GIVEN PROBLEM :: Every line from the one holding "Reproduce this diagram with TikZ." through the one holding "(keyone) at (1121,706)" should be returned exactly, both included; the pictures should not.

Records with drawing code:

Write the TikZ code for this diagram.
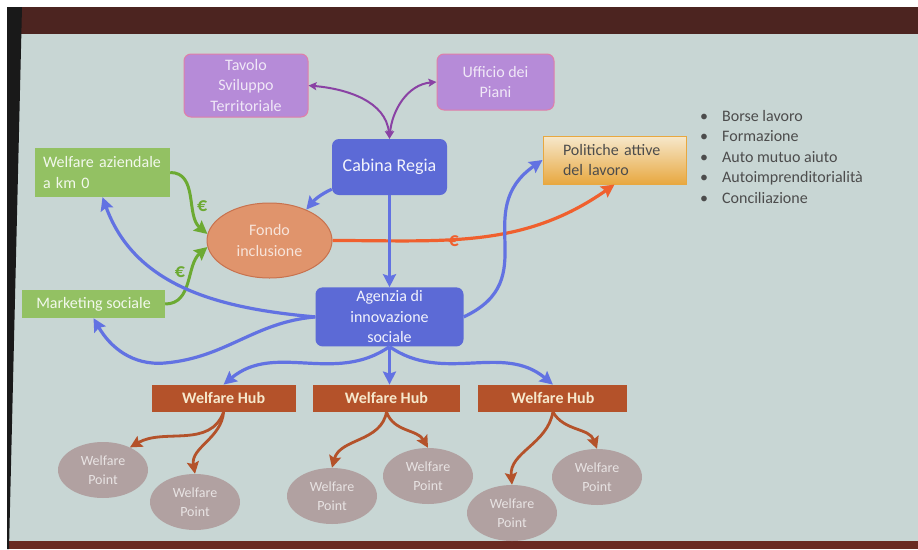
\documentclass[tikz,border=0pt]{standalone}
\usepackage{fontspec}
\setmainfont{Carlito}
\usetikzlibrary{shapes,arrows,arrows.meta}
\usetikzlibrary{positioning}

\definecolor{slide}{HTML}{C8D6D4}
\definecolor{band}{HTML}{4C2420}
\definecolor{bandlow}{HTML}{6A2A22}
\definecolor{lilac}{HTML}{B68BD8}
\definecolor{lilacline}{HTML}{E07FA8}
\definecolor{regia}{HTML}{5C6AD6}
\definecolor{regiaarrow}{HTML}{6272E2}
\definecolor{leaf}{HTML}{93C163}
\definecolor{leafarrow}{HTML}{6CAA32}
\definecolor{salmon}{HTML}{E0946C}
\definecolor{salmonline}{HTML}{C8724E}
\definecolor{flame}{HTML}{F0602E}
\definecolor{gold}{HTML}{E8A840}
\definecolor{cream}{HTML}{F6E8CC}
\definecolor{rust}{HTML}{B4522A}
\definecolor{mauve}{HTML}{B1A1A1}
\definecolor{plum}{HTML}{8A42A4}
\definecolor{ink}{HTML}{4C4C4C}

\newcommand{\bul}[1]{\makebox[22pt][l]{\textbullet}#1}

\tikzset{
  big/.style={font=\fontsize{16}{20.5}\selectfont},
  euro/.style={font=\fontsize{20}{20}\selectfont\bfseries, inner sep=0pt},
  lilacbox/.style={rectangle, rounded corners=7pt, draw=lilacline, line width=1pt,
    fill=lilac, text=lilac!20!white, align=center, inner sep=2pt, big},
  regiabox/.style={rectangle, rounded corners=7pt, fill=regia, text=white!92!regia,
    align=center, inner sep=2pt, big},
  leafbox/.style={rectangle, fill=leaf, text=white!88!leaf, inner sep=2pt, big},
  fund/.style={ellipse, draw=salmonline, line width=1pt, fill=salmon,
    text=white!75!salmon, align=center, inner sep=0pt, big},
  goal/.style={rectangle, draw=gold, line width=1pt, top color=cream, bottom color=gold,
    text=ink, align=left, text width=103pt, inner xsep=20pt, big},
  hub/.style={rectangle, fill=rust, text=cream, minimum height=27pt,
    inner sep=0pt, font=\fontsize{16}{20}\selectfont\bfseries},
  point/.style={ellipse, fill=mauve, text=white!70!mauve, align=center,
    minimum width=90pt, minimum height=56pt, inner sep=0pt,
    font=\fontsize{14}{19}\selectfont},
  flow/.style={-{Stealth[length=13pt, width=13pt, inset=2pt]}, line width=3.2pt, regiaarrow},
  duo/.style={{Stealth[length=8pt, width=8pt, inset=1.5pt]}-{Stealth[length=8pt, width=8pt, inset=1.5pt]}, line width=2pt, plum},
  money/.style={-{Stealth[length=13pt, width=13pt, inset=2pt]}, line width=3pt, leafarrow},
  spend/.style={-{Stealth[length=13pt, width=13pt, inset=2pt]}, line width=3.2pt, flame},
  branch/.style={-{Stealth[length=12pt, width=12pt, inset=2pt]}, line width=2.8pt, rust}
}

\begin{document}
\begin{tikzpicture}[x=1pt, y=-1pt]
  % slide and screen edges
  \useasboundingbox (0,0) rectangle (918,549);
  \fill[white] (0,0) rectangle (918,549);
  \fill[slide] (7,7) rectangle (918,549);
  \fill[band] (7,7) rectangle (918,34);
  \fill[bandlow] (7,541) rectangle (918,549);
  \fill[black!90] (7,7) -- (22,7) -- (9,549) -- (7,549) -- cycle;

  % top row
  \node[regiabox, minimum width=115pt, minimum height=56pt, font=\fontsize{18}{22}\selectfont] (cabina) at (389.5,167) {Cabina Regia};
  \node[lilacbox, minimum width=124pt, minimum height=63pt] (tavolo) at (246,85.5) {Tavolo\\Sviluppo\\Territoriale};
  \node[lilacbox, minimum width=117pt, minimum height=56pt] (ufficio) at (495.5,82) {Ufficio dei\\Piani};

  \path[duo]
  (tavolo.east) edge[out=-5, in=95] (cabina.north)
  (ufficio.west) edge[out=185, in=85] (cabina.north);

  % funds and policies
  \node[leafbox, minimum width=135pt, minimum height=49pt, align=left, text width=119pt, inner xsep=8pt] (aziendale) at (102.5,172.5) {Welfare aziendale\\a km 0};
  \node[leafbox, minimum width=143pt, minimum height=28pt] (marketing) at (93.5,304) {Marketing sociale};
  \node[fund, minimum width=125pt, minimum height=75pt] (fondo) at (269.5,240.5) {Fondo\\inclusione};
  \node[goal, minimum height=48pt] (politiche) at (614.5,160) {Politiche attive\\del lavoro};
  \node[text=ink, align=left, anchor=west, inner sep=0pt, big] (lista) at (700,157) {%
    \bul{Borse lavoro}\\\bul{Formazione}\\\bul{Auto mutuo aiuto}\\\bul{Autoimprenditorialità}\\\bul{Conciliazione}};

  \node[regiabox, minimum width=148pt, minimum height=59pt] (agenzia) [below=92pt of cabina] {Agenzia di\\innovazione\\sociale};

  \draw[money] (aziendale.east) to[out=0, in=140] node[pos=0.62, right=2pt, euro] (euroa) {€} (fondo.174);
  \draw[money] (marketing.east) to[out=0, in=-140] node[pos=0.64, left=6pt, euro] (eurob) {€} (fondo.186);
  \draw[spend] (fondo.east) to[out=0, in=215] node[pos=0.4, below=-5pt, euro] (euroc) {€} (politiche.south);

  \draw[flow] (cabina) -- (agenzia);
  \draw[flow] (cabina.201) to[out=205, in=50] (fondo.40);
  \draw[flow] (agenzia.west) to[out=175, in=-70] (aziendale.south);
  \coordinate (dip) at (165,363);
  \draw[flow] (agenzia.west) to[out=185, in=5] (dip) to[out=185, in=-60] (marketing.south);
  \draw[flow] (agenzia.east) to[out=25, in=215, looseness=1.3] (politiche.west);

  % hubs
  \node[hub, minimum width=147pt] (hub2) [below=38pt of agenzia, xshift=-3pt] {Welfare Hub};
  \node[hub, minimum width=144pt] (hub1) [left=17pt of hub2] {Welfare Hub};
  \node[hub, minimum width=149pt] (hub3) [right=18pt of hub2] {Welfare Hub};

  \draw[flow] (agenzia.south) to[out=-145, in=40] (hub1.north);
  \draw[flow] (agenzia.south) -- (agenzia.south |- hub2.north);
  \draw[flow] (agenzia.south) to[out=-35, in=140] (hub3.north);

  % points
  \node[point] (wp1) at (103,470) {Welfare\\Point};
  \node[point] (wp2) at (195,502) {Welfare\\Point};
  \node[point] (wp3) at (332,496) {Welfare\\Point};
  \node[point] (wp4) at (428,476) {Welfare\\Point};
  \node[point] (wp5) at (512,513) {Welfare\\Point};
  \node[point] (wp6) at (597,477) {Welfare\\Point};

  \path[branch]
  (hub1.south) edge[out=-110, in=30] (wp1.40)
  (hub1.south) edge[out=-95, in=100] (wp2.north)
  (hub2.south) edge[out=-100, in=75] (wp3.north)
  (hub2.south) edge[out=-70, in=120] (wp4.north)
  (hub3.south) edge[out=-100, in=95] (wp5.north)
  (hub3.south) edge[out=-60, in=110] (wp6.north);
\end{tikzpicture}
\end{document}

---

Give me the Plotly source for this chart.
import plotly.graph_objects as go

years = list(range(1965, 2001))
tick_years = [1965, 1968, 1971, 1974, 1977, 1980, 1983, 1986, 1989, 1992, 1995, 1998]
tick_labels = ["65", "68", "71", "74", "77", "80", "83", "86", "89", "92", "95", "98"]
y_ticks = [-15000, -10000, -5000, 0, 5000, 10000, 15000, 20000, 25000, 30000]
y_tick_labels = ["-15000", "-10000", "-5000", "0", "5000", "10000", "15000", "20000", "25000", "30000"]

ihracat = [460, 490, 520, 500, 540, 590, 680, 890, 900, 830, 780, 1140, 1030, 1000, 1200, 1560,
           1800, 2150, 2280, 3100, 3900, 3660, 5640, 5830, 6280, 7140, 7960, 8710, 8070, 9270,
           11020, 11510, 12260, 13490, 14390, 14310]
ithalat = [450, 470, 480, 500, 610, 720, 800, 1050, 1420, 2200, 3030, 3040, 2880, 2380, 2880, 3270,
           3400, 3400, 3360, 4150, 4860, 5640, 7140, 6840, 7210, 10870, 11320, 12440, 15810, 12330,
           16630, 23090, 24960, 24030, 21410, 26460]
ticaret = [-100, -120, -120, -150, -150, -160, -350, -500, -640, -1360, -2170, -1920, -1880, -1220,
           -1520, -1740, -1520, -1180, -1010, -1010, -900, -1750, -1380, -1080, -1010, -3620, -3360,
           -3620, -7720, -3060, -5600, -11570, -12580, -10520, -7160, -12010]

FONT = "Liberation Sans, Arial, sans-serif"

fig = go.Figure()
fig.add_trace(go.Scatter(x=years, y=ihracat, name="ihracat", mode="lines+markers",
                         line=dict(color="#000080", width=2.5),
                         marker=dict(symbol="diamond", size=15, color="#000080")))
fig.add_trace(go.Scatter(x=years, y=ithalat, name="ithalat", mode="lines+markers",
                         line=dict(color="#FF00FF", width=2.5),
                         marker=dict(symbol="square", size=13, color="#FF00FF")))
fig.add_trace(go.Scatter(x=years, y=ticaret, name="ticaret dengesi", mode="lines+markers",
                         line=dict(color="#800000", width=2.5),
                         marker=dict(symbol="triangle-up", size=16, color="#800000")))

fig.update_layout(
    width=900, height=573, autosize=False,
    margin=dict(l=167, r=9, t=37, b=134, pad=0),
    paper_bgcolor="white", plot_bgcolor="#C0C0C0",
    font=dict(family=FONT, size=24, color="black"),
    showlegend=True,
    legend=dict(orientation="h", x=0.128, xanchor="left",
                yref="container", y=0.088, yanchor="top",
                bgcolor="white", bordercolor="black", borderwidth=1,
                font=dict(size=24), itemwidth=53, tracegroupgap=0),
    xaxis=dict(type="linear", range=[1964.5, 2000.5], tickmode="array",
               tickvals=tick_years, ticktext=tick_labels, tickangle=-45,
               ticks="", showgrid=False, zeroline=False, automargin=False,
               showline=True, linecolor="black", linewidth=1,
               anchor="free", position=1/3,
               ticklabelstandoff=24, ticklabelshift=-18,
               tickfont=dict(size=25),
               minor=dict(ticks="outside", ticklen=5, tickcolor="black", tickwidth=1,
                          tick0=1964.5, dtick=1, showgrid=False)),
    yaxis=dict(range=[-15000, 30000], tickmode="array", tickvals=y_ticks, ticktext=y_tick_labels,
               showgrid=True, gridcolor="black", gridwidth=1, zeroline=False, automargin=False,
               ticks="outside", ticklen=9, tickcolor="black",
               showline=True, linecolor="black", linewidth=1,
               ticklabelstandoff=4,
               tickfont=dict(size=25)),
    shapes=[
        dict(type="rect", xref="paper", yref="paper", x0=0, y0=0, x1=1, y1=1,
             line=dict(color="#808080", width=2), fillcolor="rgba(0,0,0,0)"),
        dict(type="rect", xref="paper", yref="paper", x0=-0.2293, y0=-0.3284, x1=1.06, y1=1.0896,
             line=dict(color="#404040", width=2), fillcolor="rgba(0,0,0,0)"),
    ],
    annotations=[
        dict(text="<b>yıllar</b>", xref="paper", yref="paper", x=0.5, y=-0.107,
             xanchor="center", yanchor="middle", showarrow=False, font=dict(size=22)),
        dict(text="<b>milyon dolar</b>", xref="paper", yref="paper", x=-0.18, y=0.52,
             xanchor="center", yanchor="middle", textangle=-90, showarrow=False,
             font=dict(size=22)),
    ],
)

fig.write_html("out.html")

---

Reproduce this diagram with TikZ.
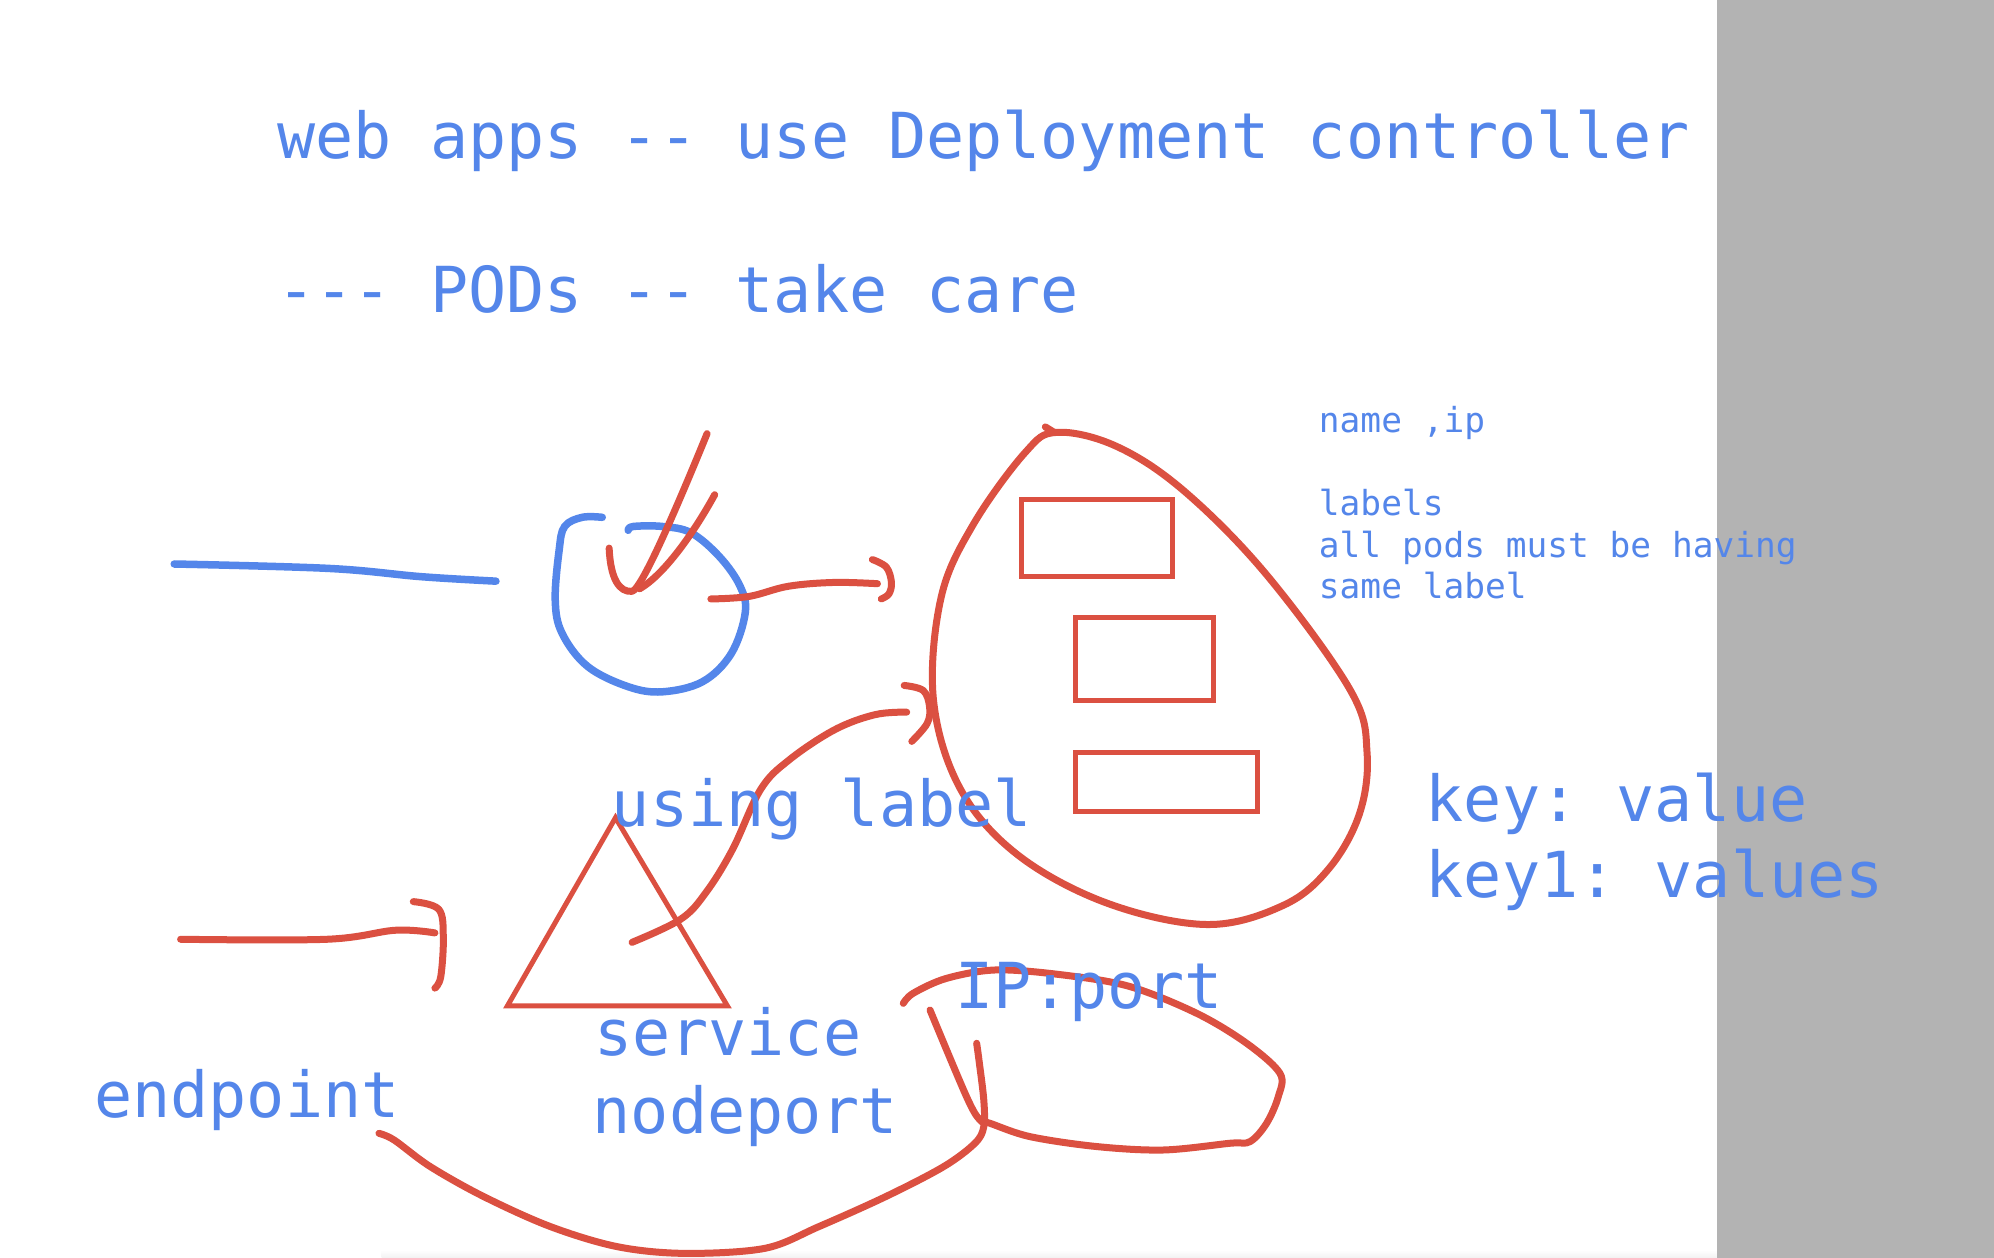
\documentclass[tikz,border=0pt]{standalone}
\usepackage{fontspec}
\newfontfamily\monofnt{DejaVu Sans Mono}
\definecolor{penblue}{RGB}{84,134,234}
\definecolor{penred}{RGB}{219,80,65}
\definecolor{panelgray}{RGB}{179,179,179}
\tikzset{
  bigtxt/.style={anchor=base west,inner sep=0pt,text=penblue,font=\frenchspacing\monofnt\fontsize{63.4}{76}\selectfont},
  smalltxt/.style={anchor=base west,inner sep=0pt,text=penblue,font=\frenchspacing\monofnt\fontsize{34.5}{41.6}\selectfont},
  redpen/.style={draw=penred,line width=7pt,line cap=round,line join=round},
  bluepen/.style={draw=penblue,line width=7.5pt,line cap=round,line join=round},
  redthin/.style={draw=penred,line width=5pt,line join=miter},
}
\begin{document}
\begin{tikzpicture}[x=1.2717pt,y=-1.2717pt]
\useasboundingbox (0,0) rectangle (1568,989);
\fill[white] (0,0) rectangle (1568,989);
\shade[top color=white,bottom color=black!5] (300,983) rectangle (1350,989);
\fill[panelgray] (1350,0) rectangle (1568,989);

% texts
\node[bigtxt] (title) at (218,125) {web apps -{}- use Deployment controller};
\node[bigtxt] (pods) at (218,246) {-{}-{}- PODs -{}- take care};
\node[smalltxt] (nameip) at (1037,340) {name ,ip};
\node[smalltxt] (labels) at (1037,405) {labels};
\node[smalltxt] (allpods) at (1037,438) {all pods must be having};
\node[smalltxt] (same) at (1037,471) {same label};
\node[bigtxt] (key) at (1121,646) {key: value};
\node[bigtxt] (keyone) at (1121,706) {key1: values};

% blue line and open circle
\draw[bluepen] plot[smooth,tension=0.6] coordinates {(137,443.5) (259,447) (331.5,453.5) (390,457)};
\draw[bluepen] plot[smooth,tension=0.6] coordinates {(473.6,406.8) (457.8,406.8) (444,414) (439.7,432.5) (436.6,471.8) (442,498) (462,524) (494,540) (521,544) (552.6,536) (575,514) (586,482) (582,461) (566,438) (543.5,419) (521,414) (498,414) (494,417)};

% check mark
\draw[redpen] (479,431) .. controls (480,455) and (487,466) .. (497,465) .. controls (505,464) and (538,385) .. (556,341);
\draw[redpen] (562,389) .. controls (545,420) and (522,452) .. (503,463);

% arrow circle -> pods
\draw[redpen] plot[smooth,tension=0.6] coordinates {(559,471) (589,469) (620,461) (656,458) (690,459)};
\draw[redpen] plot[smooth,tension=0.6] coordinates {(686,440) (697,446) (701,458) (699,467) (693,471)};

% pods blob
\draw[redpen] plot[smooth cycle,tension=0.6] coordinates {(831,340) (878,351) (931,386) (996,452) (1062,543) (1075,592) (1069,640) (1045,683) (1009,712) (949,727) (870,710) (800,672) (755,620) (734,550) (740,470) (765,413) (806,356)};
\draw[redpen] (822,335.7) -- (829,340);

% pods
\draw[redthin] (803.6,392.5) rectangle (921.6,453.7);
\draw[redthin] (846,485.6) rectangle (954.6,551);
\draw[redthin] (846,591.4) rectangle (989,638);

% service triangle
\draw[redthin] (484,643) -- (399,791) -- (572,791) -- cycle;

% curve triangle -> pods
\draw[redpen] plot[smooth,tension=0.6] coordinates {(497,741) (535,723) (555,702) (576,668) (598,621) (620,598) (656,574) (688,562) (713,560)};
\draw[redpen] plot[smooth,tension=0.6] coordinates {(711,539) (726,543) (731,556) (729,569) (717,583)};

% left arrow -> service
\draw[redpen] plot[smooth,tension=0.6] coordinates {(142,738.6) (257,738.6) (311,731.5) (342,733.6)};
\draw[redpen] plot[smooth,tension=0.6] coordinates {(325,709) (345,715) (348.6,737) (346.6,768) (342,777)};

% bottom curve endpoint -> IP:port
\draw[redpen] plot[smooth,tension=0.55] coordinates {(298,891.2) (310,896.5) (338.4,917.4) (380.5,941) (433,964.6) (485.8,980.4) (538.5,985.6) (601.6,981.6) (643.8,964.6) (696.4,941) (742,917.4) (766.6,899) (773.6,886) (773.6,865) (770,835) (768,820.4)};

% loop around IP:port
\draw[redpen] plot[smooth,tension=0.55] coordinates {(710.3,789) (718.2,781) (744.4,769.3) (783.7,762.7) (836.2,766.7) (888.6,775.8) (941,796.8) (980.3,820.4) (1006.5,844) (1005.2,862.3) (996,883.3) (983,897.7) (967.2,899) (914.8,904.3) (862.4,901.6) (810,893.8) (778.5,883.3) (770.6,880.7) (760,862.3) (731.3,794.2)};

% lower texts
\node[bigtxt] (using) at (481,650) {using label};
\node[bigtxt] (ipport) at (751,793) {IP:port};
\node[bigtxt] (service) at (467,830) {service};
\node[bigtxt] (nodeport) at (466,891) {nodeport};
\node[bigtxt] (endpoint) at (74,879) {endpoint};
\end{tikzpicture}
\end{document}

RESULT OF THE TASK ::
Reproduce this diagram with TikZ.
\documentclass[tikz,border=0pt]{standalone}
\usepackage{fontspec}
\newfontfamily\monofnt{DejaVu Sans Mono}
\definecolor{penblue}{RGB}{84,134,234}
\definecolor{penred}{RGB}{219,80,65}
\definecolor{panelgray}{RGB}{179,179,179}
\tikzset{
  bigtxt/.style={anchor=base west,inner sep=0pt,text=penblue,font=\frenchspacing\monofnt\fontsize{63.4}{76}\selectfont},
  smalltxt/.style={anchor=base west,inner sep=0pt,text=penblue,font=\frenchspacing\monofnt\fontsize{34.5}{41.6}\selectfont},
  redpen/.style={draw=penred,line width=7pt,line cap=round,line join=round},
  bluepen/.style={draw=penblue,line width=7.5pt,line cap=round,line join=round},
  redthin/.style={draw=penred,line width=5pt,line join=miter},
}
\begin{document}
\begin{tikzpicture}[x=1.2717pt,y=-1.2717pt]
\useasboundingbox (0,0) rectangle (1568,989);
\fill[white] (0,0) rectangle (1568,989);
\shade[top color=white,bottom color=black!5] (300,983) rectangle (1350,989);
\fill[panelgray] (1350,0) rectangle (1568,989);

% texts
\node[bigtxt] (title) at (218,125) {web apps -{}- use Deployment controller};
\node[bigtxt] (pods) at (218,246) {-{}-{}- PODs -{}- take care};
\node[smalltxt] (nameip) at (1037,340) {name ,ip};
\node[smalltxt] (labels) at (1037,405) {labels};
\node[smalltxt] (allpods) at (1037,438) {all pods must be having};
\node[smalltxt] (same) at (1037,471) {same label};
\node[bigtxt] (key) at (1121,646) {key: value};
\node[bigtxt] (keyone) at (1121,706) {key1: values};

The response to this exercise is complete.